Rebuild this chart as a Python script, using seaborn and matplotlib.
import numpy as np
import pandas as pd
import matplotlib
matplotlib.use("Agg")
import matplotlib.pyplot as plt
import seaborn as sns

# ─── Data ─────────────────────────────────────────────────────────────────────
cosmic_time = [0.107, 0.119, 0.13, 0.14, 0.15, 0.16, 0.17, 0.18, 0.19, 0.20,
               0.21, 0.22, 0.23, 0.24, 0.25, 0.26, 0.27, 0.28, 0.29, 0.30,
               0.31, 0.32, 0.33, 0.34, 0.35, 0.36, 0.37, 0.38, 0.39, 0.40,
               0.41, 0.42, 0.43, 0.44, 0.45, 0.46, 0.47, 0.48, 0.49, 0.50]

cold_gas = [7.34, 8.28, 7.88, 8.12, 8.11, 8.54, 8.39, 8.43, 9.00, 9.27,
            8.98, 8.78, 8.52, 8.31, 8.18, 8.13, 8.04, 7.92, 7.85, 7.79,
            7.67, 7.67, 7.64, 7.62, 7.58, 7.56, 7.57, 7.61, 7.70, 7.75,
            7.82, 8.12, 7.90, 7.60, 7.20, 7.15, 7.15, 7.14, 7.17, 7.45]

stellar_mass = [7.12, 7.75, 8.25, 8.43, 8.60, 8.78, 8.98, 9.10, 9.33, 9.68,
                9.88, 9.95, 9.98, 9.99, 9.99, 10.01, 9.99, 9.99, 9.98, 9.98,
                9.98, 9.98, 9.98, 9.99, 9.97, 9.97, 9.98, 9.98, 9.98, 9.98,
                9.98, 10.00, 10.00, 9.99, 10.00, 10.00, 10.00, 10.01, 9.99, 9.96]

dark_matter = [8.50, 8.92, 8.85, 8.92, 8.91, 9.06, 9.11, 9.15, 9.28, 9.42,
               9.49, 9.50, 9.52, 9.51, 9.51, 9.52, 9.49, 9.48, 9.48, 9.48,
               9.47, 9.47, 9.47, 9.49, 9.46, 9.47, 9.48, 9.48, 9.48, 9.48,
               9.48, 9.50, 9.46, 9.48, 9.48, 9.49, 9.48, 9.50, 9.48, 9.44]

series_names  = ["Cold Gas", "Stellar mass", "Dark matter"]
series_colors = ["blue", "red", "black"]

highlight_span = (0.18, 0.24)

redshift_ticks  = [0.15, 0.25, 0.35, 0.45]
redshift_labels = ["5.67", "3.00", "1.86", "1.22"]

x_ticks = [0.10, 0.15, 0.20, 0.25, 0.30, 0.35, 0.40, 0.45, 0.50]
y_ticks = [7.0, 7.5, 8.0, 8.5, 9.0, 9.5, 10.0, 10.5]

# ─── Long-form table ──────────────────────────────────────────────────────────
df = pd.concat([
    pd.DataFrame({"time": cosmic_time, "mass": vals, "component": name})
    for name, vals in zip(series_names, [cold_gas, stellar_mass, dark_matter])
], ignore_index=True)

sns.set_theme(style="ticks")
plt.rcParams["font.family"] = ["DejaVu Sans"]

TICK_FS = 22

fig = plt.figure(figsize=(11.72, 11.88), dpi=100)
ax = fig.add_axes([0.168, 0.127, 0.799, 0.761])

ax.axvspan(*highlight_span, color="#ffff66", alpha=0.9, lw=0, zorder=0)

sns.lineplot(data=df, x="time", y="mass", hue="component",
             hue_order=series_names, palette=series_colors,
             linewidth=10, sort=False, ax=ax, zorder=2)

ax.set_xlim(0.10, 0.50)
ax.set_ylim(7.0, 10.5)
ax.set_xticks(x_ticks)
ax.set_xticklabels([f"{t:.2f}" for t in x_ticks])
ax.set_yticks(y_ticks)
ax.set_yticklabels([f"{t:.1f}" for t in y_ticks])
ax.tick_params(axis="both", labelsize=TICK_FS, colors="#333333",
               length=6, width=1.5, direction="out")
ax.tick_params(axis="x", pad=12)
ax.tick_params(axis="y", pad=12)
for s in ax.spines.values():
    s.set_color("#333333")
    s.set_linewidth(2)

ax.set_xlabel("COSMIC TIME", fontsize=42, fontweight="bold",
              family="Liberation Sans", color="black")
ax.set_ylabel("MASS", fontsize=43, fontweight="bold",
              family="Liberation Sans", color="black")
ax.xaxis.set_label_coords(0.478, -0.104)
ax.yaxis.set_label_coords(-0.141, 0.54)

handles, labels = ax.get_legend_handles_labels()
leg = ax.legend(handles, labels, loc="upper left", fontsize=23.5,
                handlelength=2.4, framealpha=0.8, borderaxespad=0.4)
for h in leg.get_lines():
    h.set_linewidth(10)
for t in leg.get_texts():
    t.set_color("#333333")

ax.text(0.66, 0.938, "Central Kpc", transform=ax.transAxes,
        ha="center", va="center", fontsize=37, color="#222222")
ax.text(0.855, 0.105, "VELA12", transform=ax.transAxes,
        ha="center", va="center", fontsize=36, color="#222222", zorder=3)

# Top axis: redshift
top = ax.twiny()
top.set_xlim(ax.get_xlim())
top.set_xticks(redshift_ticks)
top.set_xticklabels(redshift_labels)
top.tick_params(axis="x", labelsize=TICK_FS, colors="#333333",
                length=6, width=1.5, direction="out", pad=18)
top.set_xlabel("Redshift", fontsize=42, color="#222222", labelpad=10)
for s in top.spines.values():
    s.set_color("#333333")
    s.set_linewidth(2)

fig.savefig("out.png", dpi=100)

=== Stated exercise ===
Set down the material above again, word for word.

=== Solved problem ===
Rebuild this chart as a Python script, using seaborn and matplotlib.
import numpy as np
import pandas as pd
import matplotlib
matplotlib.use("Agg")
import matplotlib.pyplot as plt
import seaborn as sns

# ─── Data ─────────────────────────────────────────────────────────────────────
cosmic_time = [0.107, 0.119, 0.13, 0.14, 0.15, 0.16, 0.17, 0.18, 0.19, 0.20,
               0.21, 0.22, 0.23, 0.24, 0.25, 0.26, 0.27, 0.28, 0.29, 0.30,
               0.31, 0.32, 0.33, 0.34, 0.35, 0.36, 0.37, 0.38, 0.39, 0.40,
               0.41, 0.42, 0.43, 0.44, 0.45, 0.46, 0.47, 0.48, 0.49, 0.50]

cold_gas = [7.34, 8.28, 7.88, 8.12, 8.11, 8.54, 8.39, 8.43, 9.00, 9.27,
            8.98, 8.78, 8.52, 8.31, 8.18, 8.13, 8.04, 7.92, 7.85, 7.79,
            7.67, 7.67, 7.64, 7.62, 7.58, 7.56, 7.57, 7.61, 7.70, 7.75,
            7.82, 8.12, 7.90, 7.60, 7.20, 7.15, 7.15, 7.14, 7.17, 7.45]

stellar_mass = [7.12, 7.75, 8.25, 8.43, 8.60, 8.78, 8.98, 9.10, 9.33, 9.68,
                9.88, 9.95, 9.98, 9.99, 9.99, 10.01, 9.99, 9.99, 9.98, 9.98,
                9.98, 9.98, 9.98, 9.99, 9.97, 9.97, 9.98, 9.98, 9.98, 9.98,
                9.98, 10.00, 10.00, 9.99, 10.00, 10.00, 10.00, 10.01, 9.99, 9.96]

dark_matter = [8.50, 8.92, 8.85, 8.92, 8.91, 9.06, 9.11, 9.15, 9.28, 9.42,
               9.49, 9.50, 9.52, 9.51, 9.51, 9.52, 9.49, 9.48, 9.48, 9.48,
               9.47, 9.47, 9.47, 9.49, 9.46, 9.47, 9.48, 9.48, 9.48, 9.48,
               9.48, 9.50, 9.46, 9.48, 9.48, 9.49, 9.48, 9.50, 9.48, 9.44]

series_names  = ["Cold Gas", "Stellar mass", "Dark matter"]
series_colors = ["blue", "red", "black"]

highlight_span = (0.18, 0.24)

redshift_ticks  = [0.15, 0.25, 0.35, 0.45]
redshift_labels = ["5.67", "3.00", "1.86", "1.22"]

x_ticks = [0.10, 0.15, 0.20, 0.25, 0.30, 0.35, 0.40, 0.45, 0.50]
y_ticks = [7.0, 7.5, 8.0, 8.5, 9.0, 9.5, 10.0, 10.5]

# ─── Long-form table ──────────────────────────────────────────────────────────
df = pd.concat([
    pd.DataFrame({"time": cosmic_time, "mass": vals, "component": name})
    for name, vals in zip(series_names, [cold_gas, stellar_mass, dark_matter])
], ignore_index=True)

sns.set_theme(style="ticks")
plt.rcParams["font.family"] = ["DejaVu Sans"]

TICK_FS = 22

fig = plt.figure(figsize=(11.72, 11.88), dpi=100)
ax = fig.add_axes([0.168, 0.127, 0.799, 0.761])

ax.axvspan(*highlight_span, color="#ffff66", alpha=0.9, lw=0, zorder=0)

sns.lineplot(data=df, x="time", y="mass", hue="component",
             hue_order=series_names, palette=series_colors,
             linewidth=10, sort=False, ax=ax, zorder=2)

ax.set_xlim(0.10, 0.50)
ax.set_ylim(7.0, 10.5)
ax.set_xticks(x_ticks)
ax.set_xticklabels([f"{t:.2f}" for t in x_ticks])
ax.set_yticks(y_ticks)
ax.set_yticklabels([f"{t:.1f}" for t in y_ticks])
ax.tick_params(axis="both", labelsize=TICK_FS, colors="#333333",
               length=6, width=1.5, direction="out")
ax.tick_params(axis="x", pad=12)
ax.tick_params(axis="y", pad=12)
for s in ax.spines.values():
    s.set_color("#333333")
    s.set_linewidth(2)

ax.set_xlabel("COSMIC TIME", fontsize=42, fontweight="bold",
              family="Liberation Sans", color="black")
ax.set_ylabel("MASS", fontsize=43, fontweight="bold",
              family="Liberation Sans", color="black")
ax.xaxis.set_label_coords(0.478, -0.104)
ax.yaxis.set_label_coords(-0.141, 0.54)

handles, labels = ax.get_legend_handles_labels()
leg = ax.legend(handles, labels, loc="upper left", fontsize=23.5,
                handlelength=2.4, framealpha=0.8, borderaxespad=0.4)
for h in leg.get_lines():
    h.set_linewidth(10)
for t in leg.get_texts():
    t.set_color("#333333")

ax.text(0.66, 0.938, "Central Kpc", transform=ax.transAxes,
        ha="center", va="center", fontsize=37, color="#222222")
ax.text(0.855, 0.105, "VELA12", transform=ax.transAxes,
        ha="center", va="center", fontsize=36, color="#222222", zorder=3)

# Top axis: redshift
top = ax.twiny()
top.set_xlim(ax.get_xlim())
top.set_xticks(redshift_ticks)
top.set_xticklabels(redshift_labels)
top.tick_params(axis="x", labelsize=TICK_FS, colors="#333333",
                length=6, width=1.5, direction="out", pad=18)
top.set_xlabel("Redshift", fontsize=42, color="#222222", labelpad=10)
for s in top.spines.values():
    s.set_color("#333333")
    s.set_linewidth(2)

fig.savefig("out.png", dpi=100)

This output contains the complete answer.